Operational metrics that matter to underwriters
Example telemetry insurers request vs. Aegis evidence
Underwriting signal | Why it matters | Aegis evidence |
Agent identity binding | Attribution, reduces fraud risk | Short-lived JWTs with Ed25519 claims. |
Signed audit trail | Tamper-proof proof for claims | Hash-chained JSON logs + OTel spans. |
Policy versioning | Show approved policy state at incident time | Policy bundle store + version history. |
Would-block vs blocked counts | Demonstrates proactive blocking | Shadow mode reports, blocked decision counts. |
Contractual and technical requirements buyers should negotiate
Minimum technical SLAs & artifacts
- Signed audit retention: X years (negotiable; typical 3–7 years for regulated sectors).
- Runtime enforcement SLA: decision latency P99 ≤ 20 ms and availability targets for data plane (e.g., 99.9%).
- Shadow period evidence: 60–90 day shadow run with documented would-block events and subsequent policy tuning.
- Incident playbook & remediation timelines: documented RTO/RPO for agentic incidents.
Example insurer clause
“Before endorsement, the insured will run agentic production systems in shadow mode for 90 days and provide signed logs showing at least 30 blocked high-risk calls and an audit trail of policy changes.
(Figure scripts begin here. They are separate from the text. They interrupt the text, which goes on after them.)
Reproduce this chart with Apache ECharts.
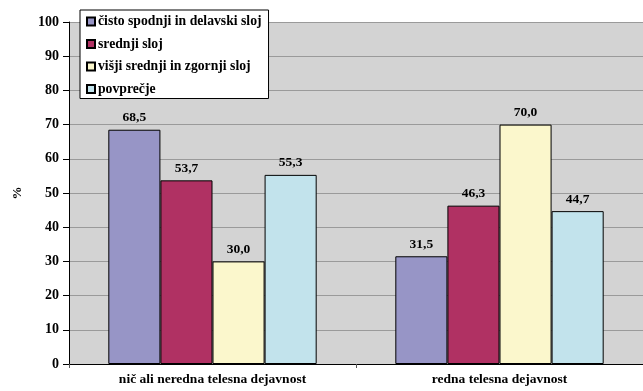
<!DOCTYPE html>
<html>
<head>
<meta charset="utf-8">
<script src="https://cdn.jsdelivr.net/npm/echarts@6/dist/echarts.min.js"></script>
<style>
  html, body { margin: 0; padding: 0; background: #ffffff; }
  #chart { width: 643px; height: 391px; }
</style>
</head>
<body>
<div id="chart"></div>
<script>
// Categories on the x axis
const categories = ['nič ali neredna telesna dejavnost', 'redna telesna dejavnost'];

// Share (%) per social class
const seriesNames = ['čisto spodnji in delavski sloj', 'srednji sloj', 'višji srednji in zgornji sloj', 'povprečje'];
const spodnjiSloj = [68.5, 31.5];
const srednjiSloj = [53.7, 46.3];
const visjiSloj = [30.0, 70.0];
const povprecje = [55.3, 44.7];

const seriesColors = ['#9795c6', '#b03163', '#fbf7cc', '#c2e3ec'];
const FONT = 'Liberation Serif';

const chart = echarts.init(document.getElementById('chart'), null, { renderer: 'canvas' });

const fmt = v => v.toFixed(1).replace('.', ',');

const seriesData = [spodnjiSloj, srednjiSloj, visjiSloj, povprecje];

chart.setOption({
  animation: false,
  backgroundColor: '#ffffff',
  textStyle: { fontFamily: FONT },
  grid: {
    left: 69, right: -4, top: 22, bottom: 27,
    show: true, backgroundColor: '#d3d3d3', borderWidth: 0
  },
  legend: {
    orient: 'vertical',
    left: 80, top: 10,
    backgroundColor: '#ffffff',
    borderColor: '#000000', borderWidth: 1,
    padding: [4, 7, 2, 6],
    itemGap: 7.5,
    itemWidth: 8, itemHeight: 8,
    icon: 'rect',
    selectedMode: false,
    textStyle: { fontFamily: FONT, fontWeight: 'bold', fontSize: 13.7, color: '#000', lineHeight: 15, padding: [0, 0, 0, -2] },
    data: seriesNames
  },
  xAxis: {
    type: 'category',
    data: categories,
    axisLine: { show: true, lineStyle: { color: '#000', width: 1 } },
    axisTick: { show: true, length: 4, lineStyle: { color: '#555' } },
    axisLabel: { fontFamily: FONT, fontWeight: 'bold', fontSize: 13.5, color: '#000', margin: 9 }
  },
  yAxis: {
    type: 'value',
    min: 0, max: 100, interval: 10,
    name: '%',
    nameLocation: 'middle',
    nameGap: 45,
    nameRotate: 90,
    nameTextStyle: { fontFamily: FONT, fontWeight: 'bold', fontSize: 13, color: '#000' },
    axisLine: { show: true, lineStyle: { color: '#000', width: 1 } },
    axisTick: { show: true, inside: false, length: 6, lineStyle: { color: '#000' } },
    axisLabel: { fontFamily: FONT, fontWeight: 'bold', fontSize: 14, color: '#000', margin: 10 },
    splitLine: { show: true, lineStyle: { color: '#9a9a9a', width: 1 } }
  },
  series: seriesNames.map((name, i) => ({
    name: name,
    type: 'bar',
    data: seriesData[i],
    barGap: '0%',
    barCategoryGap: '27.4%',
    itemStyle: { color: seriesColors[i], borderColor: '#000', borderWidth: 1 },
    label: {
      show: true, position: 'top', distance: 5,
      fontFamily: FONT, fontWeight: 'bold', fontSize: 13.5, color: '#000',
      formatter: p => fmt(p.value)
    }
  }))
});
</script>
</body>
</html>
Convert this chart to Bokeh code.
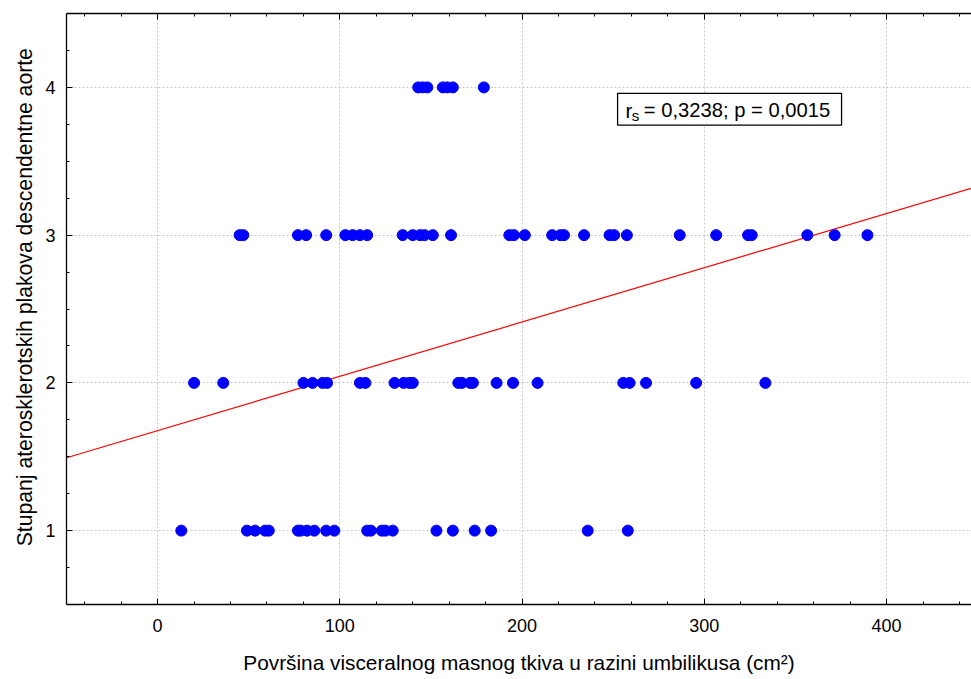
from bokeh.plotting import figure
from bokeh.models import Range1d, LinearAxis, FixedTicker, BoxAnnotation, Label, CustomJSTickFormatter
from bokeh.embed import file_html
from bokeh.resources import INLINE
import numpy as np

# ---- data ----
x_grade4 = [143, 145.5, 148, 156.5, 159, 162, 179]
x_grade3 = [45, 47, 77, 81.5, 92.5, 103, 107, 111, 115, 134.5, 140, 144, 146.5, 151,
            161, 193, 195.5, 201.5, 216.5, 221, 223, 234, 248, 250.5, 257.5, 286.5,
            306.5, 324, 326, 356.5, 371.5, 389.5]
x_grade2 = [20, 36, 80, 85, 90.5, 93, 111, 114, 130, 135, 138, 140, 165, 167, 171.5,
            173, 186, 195, 208.5, 255.5, 259, 268, 295.5, 333.5]
x_grade1 = [13, 49, 53.5, 59, 61, 77, 78.5, 82, 86, 92.5, 97, 115, 117, 123, 125, 129,
            153, 162, 174, 183, 236, 258]
grades = [4, 3, 2, 1]
fit_intercept = 1.677
fit_slope = 0.003675
x_ticks = [0, 100, 200, 300, 400]
y_ticks = [1, 2, 3, 4]
stat_text = "= 0,3238; p = 0,0015"

xs = x_grade4 + x_grade3 + x_grade2 + x_grade1
ys = ([4] * len(x_grade4) + [3] * len(x_grade3) + [2] * len(x_grade2) + [1] * len(x_grade1))

FONT = "Liberation Sans"
X_END = 446.6

p = figure(width=971, height=676, output_backend="svg", toolbar_location=None,
           x_range=Range1d(-50, X_END), y_range=Range1d(0.5, 4.5),
           min_border_left=66, min_border_right=0, min_border_top=13, min_border_bottom=10)
p.outline_line_color = None
p.background_fill_color = "white"
p.border_fill_color = "white"

# regression line
lx = np.array([-50, X_END])
p.line(lx, fit_intercept + fit_slope * lx, line_color="#ff0000", line_width=1.2)

p.scatter(xs, ys, size=11, fill_color="#0000ff", line_color="#0000ff")

for ax in (p.xaxis[0], p.yaxis[0]):
    ax.axis_line_color = "black"
    ax.axis_line_width = 1.3
    ax.major_tick_in = 6
    ax.major_tick_out = 0
    ax.minor_tick_in = 3
    ax.minor_tick_out = 0
    ax.major_tick_line_color = "black"
    ax.minor_tick_line_color = "black"
    ax.major_label_text_font = FONT
    ax.major_label_text_font_size = "18px"
    ax.major_label_text_color = "black"
    ax.axis_label_text_font = FONT
    ax.axis_label_text_font_style = "normal"
    ax.axis_label_text_color = "black"

p.xaxis.axis_label_text_font_size = "20.8px"
p.yaxis.axis_label_text_font_size = "21.2px"
p.xaxis.ticker = FixedTicker(ticks=x_ticks, minor_ticks=list(range(-40, 441, 20)))
p.yaxis.ticker = FixedTicker(ticks=y_ticks, minor_ticks=[0.75, 1.25, 1.5, 1.75, 2.25, 2.5, 2.75,
                                                          3.25, 3.5, 3.75, 4.25])
p.xaxis.major_label_standoff = 14
p.yaxis.major_label_standoff = 11
p.xaxis.axis_label = "Površina visceralnog masnog tkiva u razini umbilikusa (cm²)"
p.yaxis.axis_label = "\u00a0\u00a0\u00a0\u00a0Stupanj aterosklerotskih plakova descendentne aorte"
p.xaxis.axis_label_standoff = 16
p.yaxis.axis_label_standoff = 6

# top axis: ticks only (no labels)
top = LinearAxis(ticker=FixedTicker(ticks=x_ticks, minor_ticks=list(range(-40, 441, 20))),
                 formatter=CustomJSTickFormatter(code="return '';"))
top.axis_line_color = "black"
top.axis_line_width = 1.3
top.major_tick_in = 6
top.major_tick_out = 0
top.minor_tick_in = 3
top.minor_tick_out = 0
top.major_label_text_font_size = "10px"
top.major_label_standoff = 0
p.add_layout(top, "above")

p.xgrid.ticker = FixedTicker(ticks=x_ticks)
p.ygrid.ticker = FixedTicker(ticks=y_ticks)
p.grid.grid_line_color = "#c8c8c8"
p.grid.grid_line_dash = "2 2"
p.grid.grid_line_width = 1

# statistics box
p.add_layout(BoxAnnotation(left=252.4, right=375.3, top=3.9595, bottom=3.745,
                           fill_color="white", fill_alpha=1,
                           line_color="black", line_alpha=1, line_width=1.3))
p.add_layout(Label(x=256.8, y=3.844, text="r", text_font=FONT, text_font_size="20.5px",
                   text_color="black", text_baseline="alphabetic"))
p.add_layout(Label(x=260.2, y=3.808, text="s", text_font=FONT, text_font_size="15px",
                   text_color="black", text_baseline="alphabetic"))
p.add_layout(Label(x=266.8, y=3.844, text=stat_text, text_font=FONT, text_font_size="20.2px",
                   text_color="black", text_baseline="alphabetic"))

open("out.html", "w").write(file_html(p, INLINE))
The insured will retain signed logs for 5 years and provide access for forensic review on reasonable notice.”
Sample minimum technical checklist for submissions
Item | Rationale |
Agent registry export | Verifiable list of active agents & identities |
Policy bundle manifest | Shows active policy_version at incident time |
Signed OTel spans for sample incidents | Correlates policy decision to action |
Shadow-run would-block report | Demonstrates tuned enforcement before flip |
Practical steps for insurers, buyers and MSSPs
- Require a standardized intake: agent registry, policy manifest, shadow-run report and signed sample spans.
- Map policy outcomes to premium adjustments: insurers can offer reduced premiums where runtime enforcement and signed logs reduce uncertainty. (McKinsey & Company)
- Design endorsement language that specifies minimal technical evidence (shadow duration, retention) rather than prescribing vendor names.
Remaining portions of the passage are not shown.